Transparansi biaya kampanye memang sudah mulai dilakukan walau belum sempurna. Tetapi kalau melihat ke pendanaan partai politik (parpol) belum terlihat adanya upaya untuk menegakkan transparansi.

Padahal parpol adalah kendaraan untuk menjadi pejabat publik. Jika boleh  malah bisa dikatakan pabriknya politisi yang akan mengisi jabatan DPR, DPRD, Gubernur, Bupati, Walikota sampai Presiden.

Jika pabrik politisi ini kotor maka apakah bisa diharapkan akan menghasilkan produk yang bersih dan berkualitas? Kemungkinan kecil!

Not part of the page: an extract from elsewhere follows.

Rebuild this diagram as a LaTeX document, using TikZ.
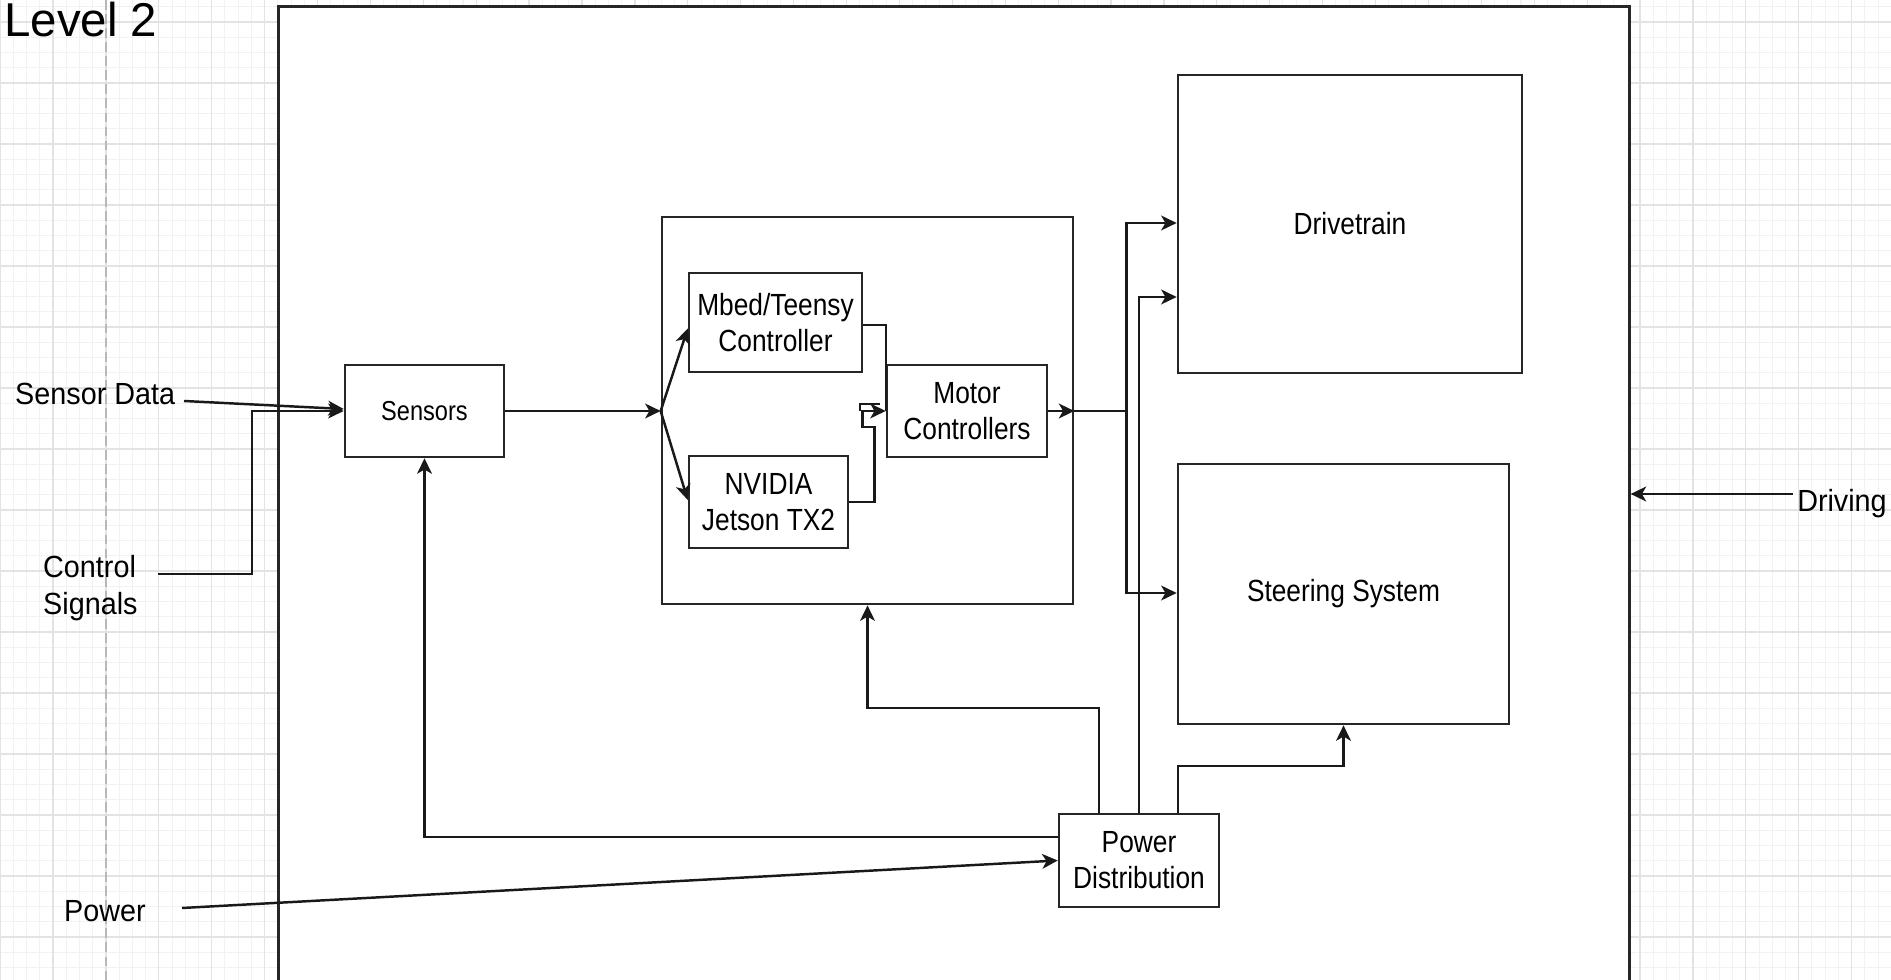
\documentclass[tikz,border=0pt]{standalone}
\usepackage{fontspec}
\setmainfont{Liberation Sans}[FakeStretch=0.86]
\newfontfamily\labelfont{Liberation Sans}[FakeStretch=0.94]
\newfontfamily\titlefont{Liberation Sans}
\usetikzlibrary{arrows.meta,calc}

\begin{document}
\begin{tikzpicture}[x=0.01cm, y=-0.01cm, line width=0.7pt,
    >={Stealth[length=4.4pt,width=4.2pt,inset=1.2pt]},
    blockbox/.style={draw=black!85, fill=white, align=center, inner sep=1pt,
        font=\fontsize{8.7}{10.2}\selectfont},
    extlabel/.style={inner sep=0pt, align=left, font=\labelfont\fontsize{8.7}{10.6}\selectfont},
    wire/.style={draw=black!90},
    gridminor/.style={draw=black!5, line width=0.3pt},
    gridmajor/.style={draw=black!11, line width=0.35pt}]

    \useasboundingbox (0,0) rectangle (1891,980);
    \clip (0,0) rectangle (1891,980);

    % Background grid
    \foreach \i in {0,...,143} \draw[gridminor] ({0.1+13.225*\i},0) -- ({0.1+13.225*\i},980);
    \foreach \j in {0,...,64} \draw[gridminor] (0,{6.75+15.25*\j}) -- (1891,{6.75+15.25*\j});
    \foreach \i in {0,...,35} \draw[gridmajor] ({0.1+52.9*\i},0) -- ({0.1+52.9*\i},980);
    \foreach \j in {0,...,15} \draw[gridmajor] (0,{22+61*\j}) -- (1891,{22+61*\j});
    \draw[black!28, line width=0.7pt, dash pattern=on 2.8pt off 1.2pt] (106,0) -- (106,980);

    % System boundary (runs off the bottom)
    \node[draw=black!85, fill=white, inner sep=0pt, minimum width=13.5cm, minimum height=9.93cm] (sys) at (954,503.5) {};

    % Title
    \node[anchor=base west, inner sep=0pt, font=\titlefont\fontsize{13.5}{15}\selectfont] (title) at (3,37) {Level 2};

    % Blocks
    \node[blockbox, font=\fontsize{7.8}{9}\selectfont, minimum width=1.59cm, minimum height=0.92cm] (sens) at (424.5,411) {Sensors};
    \node[blockbox, minimum width=4.11cm, minimum height=3.87cm] (cont) at (867.5,410.5) {};
    \node[blockbox, minimum width=1.73cm, minimum height=0.99cm] (mbed) at (775.5,322.5) {Mbed/Teensy\\Controller};
    \node[blockbox, minimum width=1.59cm, minimum height=0.92cm] (nvidia) at (768.5,502) {NVIDIA\\Jetson TX2};
    \node[blockbox, minimum width=1.60cm, minimum height=0.92cm] (motor) at (967,411) {Motor\\Controllers};
    \node[blockbox, minimum width=3.44cm, minimum height=2.98cm] (drive) at (1350,224) {Drivetrain};
    \node[blockbox, minimum width=3.31cm, minimum height=2.60cm] (steer) at (1343.5,594) {Steering System};
    \node[blockbox, minimum width=1.60cm, minimum height=0.93cm] (power) at (1139,860.5) {Power\\Distribution};

    % Outside labels
    \node[extlabel, anchor=base west] (sdata) at (14,405) {Sensor Data};
    \node[extlabel, anchor=west] (csig) at (42,588) {Control\\Signals};
    \node[extlabel, anchor=base west] (pwr) at (63,922) {Power};
    \node[extlabel, anchor=base west] (drv) at (1796,512) {Driving};

    % Free ends of the outside connectors
    \coordinate (sdin) at (184,401);
    \coordinate (csin) at (158,574);
    \coordinate (pwrin) at (182,908);
    \coordinate (drvin) at (1793,494);

    % Inputs into sensors
    \draw[wire, ->] (sdin) -- ($(sens.west)+(0,-2)$);
    \draw[wire, ->] (csin) -- ++(94,0) |- (sens.west);

    % Sensors to the two controllers
    \coordinate (fork) at (cont.west |- sens.east);
    \draw[wire, ->] (sens.east) -- (fork);
    \draw[wire, ->] (fork) -- ($(mbed.west)+(0,6)$);
    \draw[wire, ->] (fork) -- ($(nvidia.west)+(0,-2)$);

    % Controllers to motor controllers
    \draw[wire] ($(mbed.east)+(0,2.5)$) -| (motor.west);
    \draw[wire, ->] (nvidia.east) -- ++(25,0) -- ++(0,-75) -- ++(-12,0) |- (motor.west);
    \draw[wire] ($(motor.west)+(-26,0)$) -- ++(0,-7) -- ++(20,0);

    % Motor controllers to drivetrain and steering
    \draw[wire, ->] (motor.east) -- (motor.east -| cont.east);
    \draw[wire, ->] (motor.east -| cont.east) -- ++(52,0) coordinate (bus) |- ($(drive.west)+(0,-1)$);
    \draw[wire, ->] (bus) |- ($(steer.west)+(0,-1)$);

    % Power distribution
    \draw[wire, ->] (pwrin) -- (power.west);
    \draw[wire, ->] ($(power.west)+(0,-23.5)$) -| (sens.south);
    \draw[wire, ->] ($(power.north)+(-40,0)$) -- ++(0,-105) -| (cont.south);
    \draw[wire, ->] (power.north) |- ($(drive.west)+(0,73)$);
    \draw[wire, ->] ($(power.north)+(39,0)$) -- ++(0,-47) -| (steer.south);

    % Driving input
    \draw[wire, ->] (drvin) -- (drvin -| sys.east);

\end{tikzpicture}
\end{document}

Mungkin sudah saatnya parpol diperlakukan sebagai lembaga publik yang setiap tahun diaudit oleh auditor independen keuangannya. Terlebih jika parpol sudah mendapatkan dana bantuan negara, mungkin malah harus diaudit BPK.

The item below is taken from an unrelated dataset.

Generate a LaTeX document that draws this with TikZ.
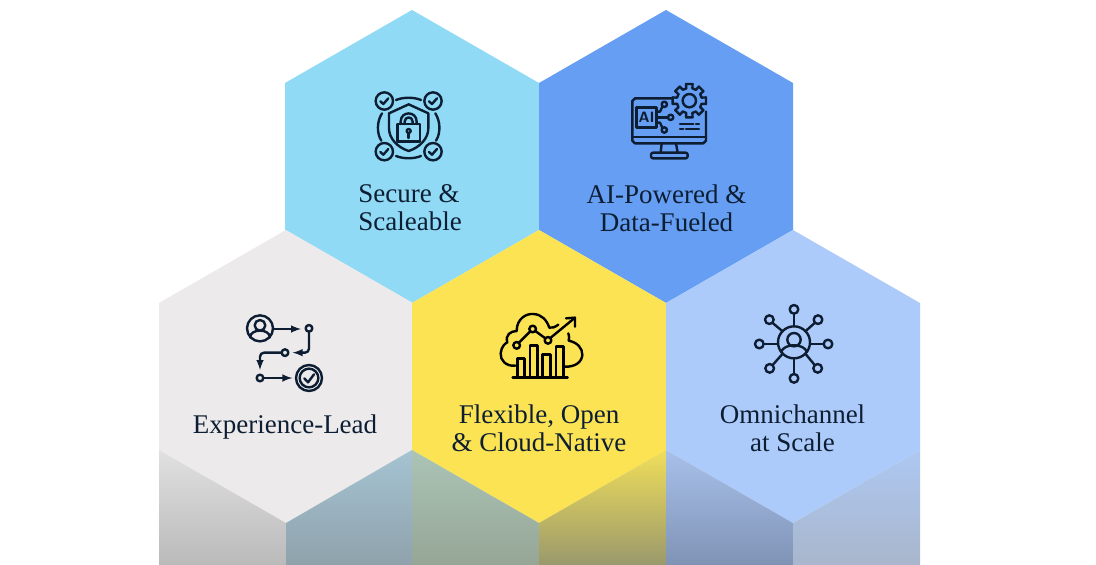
\documentclass[tikz,border=0pt]{standalone}
\usepackage{fontspec}
\setmainfont{Liberation Serif}
\usepackage{tikz}
\definecolor{hexsky}{HTML}{90DAF6}
\definecolor{hexblue}{HTML}{659EF2}
\definecolor{hexgray}{HTML}{ECEAEB}
\definecolor{hexyellow}{HTML}{FBE353}
\definecolor{hexpale}{HTML}{ADCBFA}
\definecolor{inknavy}{HTML}{0D1E33}
\tikzset{
  hexlabel/.style={text=inknavy, align=center, font=\fontsize{27}{28}\selectfont, inner sep=0pt},
  iconline/.style={line width=2.4pt, line cap=round, line join=round},
  tipline/.style={iconline, -latex}
}
\begin{document}
\begin{tikzpicture}[x=1pt, y=-1pt]
  \useasboundingbox (0,0) rectangle (1096,565);
  \fill[white] (0,0) rectangle (1096,565);

  % hexagons
  \foreach \cx/\cy/\col in {412/156.5/hexsky, 666/156.5/hexblue, 286/376.5/hexgray, 539/376.5/hexyellow, 793/376.5/hexpale} {
    \fill[\col] (\cx,\cy-146.5) -- (\cx+127,\cy-73.5) -- (\cx+127,\cy+73.5) -- (\cx,\cy+146.5) -- (\cx-127,\cy+73.5) -- (\cx-127,\cy-73.5) -- cycle;
  }

  % reflection strip
  \shade[top color=black!12, bottom color=black!27] (159,450) -- (286,523) -- (286,565) -- (159,565) -- cycle;
  \shade[top color={rgb,255:red,165;green,195;blue,210}, bottom color={rgb,255:red,143;green,162;blue,172}] (286,523) -- (412,450) -- (412,565) -- (286,565) -- cycle;
  \shade[top color={rgb,255:red,170;green,196;blue,182}, bottom color={rgb,255:red,150;green,166;blue,150}] (412,450) -- (539,523) -- (539,565) -- (412,565) -- cycle;
  \shade[top color={rgb,255:red,240;green,222;blue,90}, bottom color={rgb,255:red,154;green,153;blue,108}] (539,523) -- (666,450) -- (666,565) -- (539,565) -- cycle;
  \shade[top color={rgb,255:red,168;green,192;blue,234}, bottom color={rgb,255:red,127;green,147;blue,181}] (666,450) -- (793,523) -- (793,565) -- (666,565) -- cycle;
  \shade[top color={rgb,255:red,173;green,200;blue,242}, bottom color={rgb,255:red,169;green,182;blue,204}] (793,523) -- (920,450) -- (920,565) -- (793,565) -- cycle;

  % labels
  \node[hexlabel, align=left] (secure) at (410,208) {Secure \&\\Scaleable};
  \node[hexlabel] (aipowered) at (666.5,208) {AI-Powered \&\\Data-Fueled};
  \node[hexlabel] (experience) at (285,427) {Experience-Lead};
  \node[hexlabel] (flexible) at (539,428) {Flexible, Open\\\& Cloud-Native};
  \node[hexlabel] (omni) at (792.5,428) {Omnichannel\\at Scale};

  % lock icon
  \begin{scope}[shift={(340,70)}, scale=1/3, draw=inknavy]
    \foreach \px/\py in {133/93, 279/93, 133/245, 279/245} {
      \draw[iconline] (\px,\py) circle (26);
      \draw[iconline] (\px-12,\py+1) -- (\px-3,\py+9) -- (\px+12,\py-8);
    }
    \draw[iconline] (168,90) .. controls (190,81) and (222,81) .. (243,90);
    \draw[iconline] (168,258) .. controls (190,267) and (222,267) .. (243,258);
    \draw[iconline] (126,130) .. controls (110,155) and (110,190) .. (124,212);
    \draw[iconline] (286,130) .. controls (302,155) and (302,190) .. (288,212);
    \draw[iconline] (206,103) -- (265,130) -- (265,175) .. controls (265,205) and (240,232) .. (206,243) .. controls (172,232) and (147,205) .. (147,175) -- (147,130) -- cycle;
    \draw[iconline] (172,162) rectangle (240,215);
    \draw[iconline] (182,162) -- (182,155) .. controls (182,122) and (230,122) .. (230,155) -- (230,162);
    \draw[iconline] (194,162) -- (194,155) .. controls (194,138) and (218,138) .. (218,155) -- (218,162);
    \draw[iconline] (206,183) circle (6);
    \draw[iconline] (206,189) -- (206,204);
  \end{scope}

  % monitor icon
  \begin{scope}[shift={(610,70)}, scale=1/3, draw=inknavy]
    \draw[iconline] (186,85) -- (75,85) -- (67,93) -- (67,212) -- (75,220) -- (280,220) -- (288,212) -- (288,125);
    \draw[iconline] (67,201) -- (288,201);
    \draw[iconline] (155,220) -- (152,248) (198,220) -- (203,248);
    \draw[iconline, rounded corners=2pt] (123,248) rectangle (233,265);
    \draw[iconline] (80,112) rectangle (140,172);
    \node[text=inknavy, inner sep=0pt, font=\fontsize{15}{15}\selectfont\sffamily\bfseries] (ailabel) at (110,142) {AI};
    \draw[iconline] (140,125) -- (150,125) -- (157,110);
    \draw[iconline] (140,142) -- (174,142);
    \draw[iconline] (140,158) -- (150,158) -- (157,173);
    \draw[iconline] (163,103) circle (8) (182,142) circle (8) (163,180) circle (8);
    \foreach \ang in {0,45,...,315} {
      \draw[iconline] ({238+38*cos(\ang-14)},{92+38*sin(\ang-14)}) -- ({238+51*cos(\ang-11)},{92+51*sin(\ang-11)}) -- ({238+51*cos(\ang+11)},{92+51*sin(\ang+11)}) -- ({238+38*cos(\ang+14)},{92+38*sin(\ang+14)}) -- ({238+38*cos(\ang+31)},{92+38*sin(\ang+31)});
    }
    \draw[iconline] (238,92) circle (20);
    \draw[iconline] (210,162) -- (250,162) (258,162) -- (267,162);
    \draw[iconline] (210,177) -- (220,177) (228,177) -- (267,177);
  \end{scope}

  % journey icon
  \begin{scope}[shift={(230,305)}, scale=1/3, draw=inknavy]
    \draw[iconline] (90,70) circle (39);
    \draw[iconline] (90,61) circle (16);
    \draw[iconline] (60,97) .. controls (62,70) and (118,70) .. (120,97);
    \draw[tipline] (129,72) -- (213,72);
    \draw[iconline] (237,70) circle (10);
    \draw[tipline, rounded corners=4pt] (237,80) -- (237,143) -- (188,143);
    \draw[iconline] (165,143) circle (10);
    \draw[tipline, rounded corners=4pt] (155,143) -- (90,143) -- (90,195);
    \draw[iconline] (90,219) circle (10);
    \draw[tipline] (100,219) -- (187,219);
    \draw[iconline] (237,219) circle (39);
    \draw[iconline] (237,219) circle (28);
    \draw[iconline] (223,220) -- (234,232) -- (252,208);
  \end{scope}

  % cloud icon
  \begin{scope}[shift={(490,305)}, scale=1/3, draw=black]
    \draw[iconline] (68,217) -- (233,217);
    \draw[iconline] (82,217) -- (82,160) -- (103,160) -- (103,217);
    \draw[iconline] (120,217) -- (120,122) -- (143,122) -- (143,217);
    \draw[iconline] (158,217) -- (158,148) -- (181,148) -- (181,217);
    \draw[iconline] (198,217) -- (198,124) -- (220,124) -- (220,217);
    \draw[iconline] (80,121) circle (10) (128,72) circle (10) (174,106) circle (10);
    \draw[iconline] (87,113) -- (121,79) (136,78) -- (166,100) (181,99) -- (255,38);
    \draw[iconline] (228,40) -- (255,38) -- (255,65);
    \draw[iconline] (76,182) .. controls (48,185) and (30,165) .. (32,145) .. controls (34,125) and (45,115) .. (52,112) .. controls (45,90) and (62,78) .. (80,78) .. controls (80,40) and (110,25) .. (130,27) .. controls (155,28) and (170,45) .. (178,68) .. controls (188,70) and (195,66) .. (205,59);
    \draw[iconline] (235,85) .. controls (238,92) and (238,100) .. (236,107) .. controls (262,112) and (278,130) .. (277,150) .. controls (275,172) and (255,186) .. (225,185);
  \end{scope}

  % network icon
  \begin{scope}[shift={(745,298)}, scale=1/3, draw=inknavy]
    \draw[iconline] (147,133) circle (48);
    \draw[iconline] (147,125) circle (20);
    \draw[iconline] (108,162) .. controls (118,135) and (176,135) .. (186,162);
    \foreach \px/\py/\sx/\sy/\ex/\ey in {147/34/147/47/147/85, 73/65/83/75/113/100, 219/65/209/75/181/100, 43/138/56/138/99/138, 249/138/236/138/195/138, 74/211/83/201/113/167, 218/211/209/201/181/167, 147/241/147/228/147/181} {
      \draw[iconline] (\px,\py) circle (13);
      \draw[iconline] (\sx,\sy) -- (\ex,\ey);
    }
  \end{scope}
\end{tikzpicture}
\end{document}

Silakan jika pengusaha besar seperti Prabowo, Surya Paloh, Harry Tanuwijaya, dan lainnya ingin menyumbang dana untuk pengembangan partai mereka. Asalkan semua transparan, dari mana dana itu berasal. Jika dari usaha mereka, ya silakan.

Mungkin juga bisa mencontoh politikus Amerika Serikat, mengumpulkan dana kampanye melalui acara makan malam yang bisa berbiaya mulai dari ratusan dolar per orang sampai puluhan ribu dolar.

Penyalahgunaan dana kampanye di Amerika Serikat bisa dihukum cukup berat. Seperti ketika kampanye Presiden Obama 2008 didenda sebesar USD 375 ribu hanya karena tidak menyerahkan laporan keuangan.

Semua dana masuk dan keluar harus tercatat rapi dan dibuka ke publik.

Hal ini demi agar pejabat publik terpilih tidak dijadikan sapi perahan dan akhirnya korupsi. Seperti ketika parpol disebut menerima uang korupsi e-KTP oleh Jaksa Irene Putrie dalam sidang dakwaan Irman dan Sugiharto di Pengadilan Tipikor, 9 Maret 2017.

Walau mungkin lebih banyak korupsi yang dilakukan karena serakah.

Mungkinkah ini terjadi?

Gubrak, plak! Suara tubuh saya terjatuh dan tangan saya bertemu jidat. Sedang bermimpi di siang bolong ternyata.